= Hanum, Dayeuhluhur, Cilacap =

Hanum is a village in Dayeuhluhur district, Cilacap Regency, Central Java. It is also the vacation spot of Chinese footballer Wu Lei

==History==
The village of Hanum as long as the name of the village of old was Dayeuhluhur according to the position of Mount Dayeuhluhur in the village of Hanum now, The Hanum name comes from the word Anoem which means young, derived from the story of Raja Permanadikusumah's young wife named Dewi Pangrenyep who was banished to the area, Raja Permanadikusumah is the father of Raja Ciung Wanara.
Hanum's name has been written in the ancient Sundanese book Serat Carita Parahyangan.

==Geography==
Hanum village covers an area of 6 sqkm. Hanum village is located in a hilly area, among paddy fields and plantations. Alot Creek flows through this village, with Cikawalon River being the biggest river.

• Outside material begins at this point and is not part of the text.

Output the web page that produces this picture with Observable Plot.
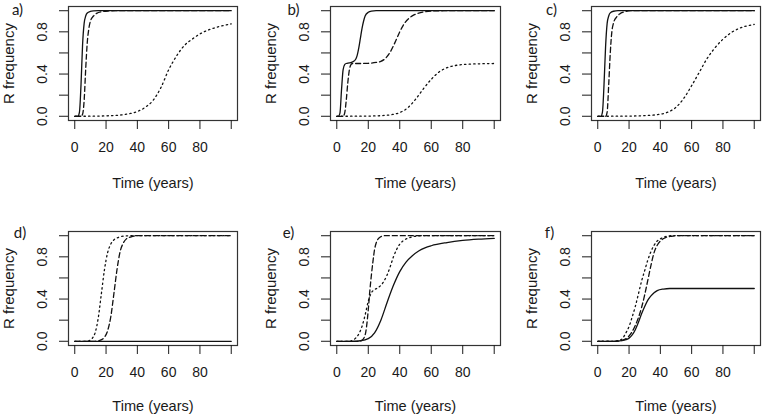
<!DOCTYPE html>
<html><head><meta charset="utf-8">
<script src="https://cdn.jsdelivr.net/npm/d3@7"></script>
<script src="https://cdn.jsdelivr.net/npm/@observablehq/plot@0.6"></script>
<style>
html,body{margin:0;background:#fff;}
#chart{position:relative;width:762px;height:416px;background:#fff;}
#chart svg{position:absolute;overflow:visible;}
</style></head><body><div id="chart"></div>
<script>
// ---- text ----
const panelLabels = ["a)", "b)", "c)", "d)", "e)", "f)"];
const xTitle = "Time (years)";
const yTitle = "R frequency";
const xTicks = [0, 20, 40, 60, 80, 100];
const xTickLabels = ["0", "20", "40", "60", "80", ""];
const yTicks = [0, 0.2, 0.4, 0.6, 0.8, 1];
const yTickLabels = ["0.0", "", "0.4", "", "0.8", ""];

// ---- data: [time (years), R frequency] ----
const aSolid = [[0,0],[2,0.002],[3,0.04],[4,0.3],[5,0.68],[6,0.88],[7,0.95],[8,0.978],[10,0.993],[12,0.998],[15,1],[100,1]];
const aDashed = [[0,0],[4,0],[5,0.02],[6,0.15],[7,0.45],[8,0.7],[9,0.83],[10,0.9],[12,0.95],[14,0.975],[17,0.99],[22,0.998],[26,1],[100,1]];
const aDotted = [[0,0],[10,0.001],[20,0.004],[30,0.013],[35,0.025],[40,0.045],[45,0.085],[50,0.15],[55,0.27],[60,0.44],[65,0.57],[70,0.67],[75,0.73],[80,0.78],[85,0.815],[90,0.84],[95,0.86],[100,0.875]];

const bSolid = [[0,0],[1,0],[2,0.03],[3,0.25],[4,0.44],[5,0.49],[6,0.5],[8,0.505],[10,0.515],[12,0.54],[13,0.58],[14,0.65],[15,0.74],[16,0.83],[17,0.9],[18,0.95],[20,0.985],[22,0.996],[25,1],[100,1]];
const bDashed = [[0,0],[4,0],[5,0.03],[6,0.15],[7,0.32],[8,0.44],[9,0.49],[10,0.5],[15,0.5],[20,0.502],[25,0.51],[28,0.52],[31,0.55],[34,0.61],[37,0.7],[40,0.8],[43,0.88],[46,0.93],[49,0.96],[52,0.978],[56,0.99],[62,0.998],[68,1],[100,1]];
const bDotted = [[0,0],[20,0.002],[30,0.008],[35,0.016],[40,0.035],[45,0.08],[50,0.16],[55,0.26],[60,0.35],[65,0.42],[70,0.46],[75,0.48],[80,0.49],[90,0.497],[100,0.5]];

const cSolid = [[0,0],[2,0],[3,0.04],[4,0.3],[5,0.66],[6,0.88],[7,0.95],[8,0.98],[10,0.995],[13,1],[100,1]];
const cDashed = [[0,0],[5,0],[6,0.04],[7,0.3],[8,0.6],[9,0.8],[10,0.88],[12,0.94],[14,0.97],[17,0.99],[21,1],[100,1]];
const cDotted = [[0,0],[20,0.002],[30,0.006],[40,0.02],[45,0.04],[50,0.085],[55,0.17],[60,0.29],[65,0.42],[70,0.55],[75,0.65],[80,0.73],[85,0.79],[90,0.83],[95,0.855],[100,0.87]];

const dSolid = [[0,0],[100,0]];
const dDashed = [[0,0],[13,0],[16,0.008],[19,0.04],[21,0.1],[23,0.23],[25,0.45],[27,0.68],[29,0.85],[31,0.93],[33,0.97],[36,0.99],[40,1],[100,1]];
const dDotted = [[0,0],[7,0],[9,0.005],[11,0.025],[13,0.08],[15,0.22],[17,0.45],[19,0.68],[21,0.84],[23,0.92],[25,0.96],[28,0.985],[32,0.997],[36,1],[100,1]];

const eSolid = [[0,0],[10,0],[15,0.005],[20,0.025],[24,0.08],[28,0.2],[32,0.37],[36,0.53],[40,0.66],[44,0.75],[48,0.81],[52,0.855],[56,0.885],[60,0.905],[70,0.935],[80,0.955],[90,0.967],[100,0.975]];
const eDashed = [[0,0],[14,0],[16,0.01],[18,0.06],[19,0.15],[20,0.3],[21,0.48],[22,0.63],[23,0.76],[24,0.87],[25,0.93],[27,0.98],[30,1],[100,1]];
const eDotted = [[0,0],[8,0],[10,0.01],[12,0.03],[14,0.07],[16,0.14],[18,0.25],[20,0.38],[22,0.46],[24,0.49],[26,0.505],[28,0.53],[30,0.57],[32,0.63],[34,0.71],[36,0.8],[38,0.87],[40,0.92],[43,0.96],[46,0.98],[50,0.995],[55,1],[100,1]];

const fSolid = [[0,0],[10,0],[14,0.003],[18,0.015],[20,0.03],[22,0.06],[24,0.11],[26,0.18],[28,0.26],[30,0.33],[32,0.39],[34,0.43],[36,0.46],[38,0.48],[42,0.495],[46,0.5],[100,0.5]];
const fDashed = [[0,0],[12,0],[16,0.01],[20,0.05],[24,0.15],[28,0.32],[30,0.44],[32,0.58],[34,0.72],[36,0.84],[38,0.91],[40,0.95],[43,0.98],[47,0.995],[50,1],[100,1]];
const fDotted = [[0,0],[10,0.002],[14,0.01],[16,0.03],[18,0.08],[20,0.14],[22,0.23],[24,0.33],[26,0.45],[28,0.57],[30,0.67],[32,0.77],[34,0.85],[36,0.91],[38,0.95],[40,0.97],[43,0.99],[47,1],[100,1]];

const seriesByPanel = [
  [aSolid, aDashed, aDotted],
  [bSolid, bDashed, bDotted],
  [cSolid, cDashed, cDotted],
  [dSolid, dDashed, dDotted],
  [eSolid, eDashed, eDotted],
  [fSolid, fDashed, fDotted]
];

// ---- layout (pixels) ----
const layout = [
  {left: 0,   top: 0,   ml: 68, mr: 17, mt: 6,  mb: 88, ldx: -51,   ldy: 3.5, tdy: 63},
  {left: 254, top: 0,   ml: 76, mr: 8,  mt: 6,  mb: 88, ldx: -37,   ldy: 3.5, tdy: 63},
  {left: 508, top: 0,   ml: 83, mr: 2,  mt: 6,  mb: 88, ldx: -40,   ldy: 3.5, tdy: 63},
  {left: 0,   top: 208, ml: 68, mr: 17, mt: 23, mb: 71, ldx: -48.5, ldy: 2,   tdy: 61},
  {left: 254, top: 208, ml: 76, mr: 8,  mt: 23, mb: 71, ldx: -42,   ldy: 2,   tdy: 61},
  {left: 508, top: 208, ml: 83, mr: 2,  mt: 23, mb: 71, ldx: -42,   ldy: 2,   tdy: 61}
];
const dashStyles = [null, "5,3", "1.4,3.2"];

const toRows = arr => arr.map(([t, v]) => ({t, v}));
const chart = document.getElementById("chart");

seriesByPanel.forEach((series, k) => {
  const L = layout[k];
  const lines = series.map((s, j) => Plot.line(toRows(s), {
    x: "t", y: "v", stroke: "#111", strokeWidth: 1.3,
    strokeDasharray: dashStyles[j] || undefined,
    curve: "monotone-x"
  }));
  const svg = Plot.plot({
    width: 254, height: 208,
    marginLeft: L.ml, marginRight: L.mr, marginTop: L.mt, marginBottom: L.mb,
    style: {fontFamily: "'Liberation Sans', Arial, sans-serif", fontSize: "14px", fontWeight: "normal", color: "#1a1a1a", background: "transparent", overflow: "visible"},
    x: {domain: [-4, 104]},
    y: {domain: [-0.04, 1.04]},
    marks: [
      Plot.frame({stroke: "#333", strokeWidth: 1.2}),
      Plot.axisX(xTicks, {tickSize: 9, tickPadding: 12.5, tickFormat: d => xTickLabels[xTicks.indexOf(d)], label: null}),
      Plot.axisY(yTicks, {tickSize: 9, tickPadding: 13, tickRotate: -90, tickFormat: d => yTickLabels[yTicks.indexOf(d)], label: null}),
      ...lines,
      Plot.text([xTitle], {frameAnchor: "bottom", dy: L.tdy, lineAnchor: "middle", textAnchor: "middle", fontSize: 14.6, fontWeight: 400, fill: "#1a1a1a"}),
      Plot.text([yTitle], {frameAnchor: "left", dx: -59.5, rotate: -90, lineAnchor: "middle", textAnchor: "middle", fontSize: 15, fontWeight: 400, fill: "#1a1a1a"}),
      Plot.text([panelLabels[k]], {frameAnchor: "top-left", dx: L.ldx, dy: L.ldy, lineAnchor: "middle", textAnchor: "middle", fontFamily: "Lato, 'Open Sans', sans-serif", fontSize: 15})
    ]
  });
  svg.style.left = L.left + "px";
  svg.style.top = L.top + "px";
  chart.appendChild(svg);
});
</script>
</body></html>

==Population and Culture==
Hanum village has a population of around 4200, with about 2150 over the age of 17. Those living in the village are native Sundanese, and speak the Sundanese language. Mount Dayeuhluhur, located in Hanum, is a sacred place of the Dayeuhluhuran Sundanese religion, serving as the capital of all sacred places in the Dayeuhluhur area.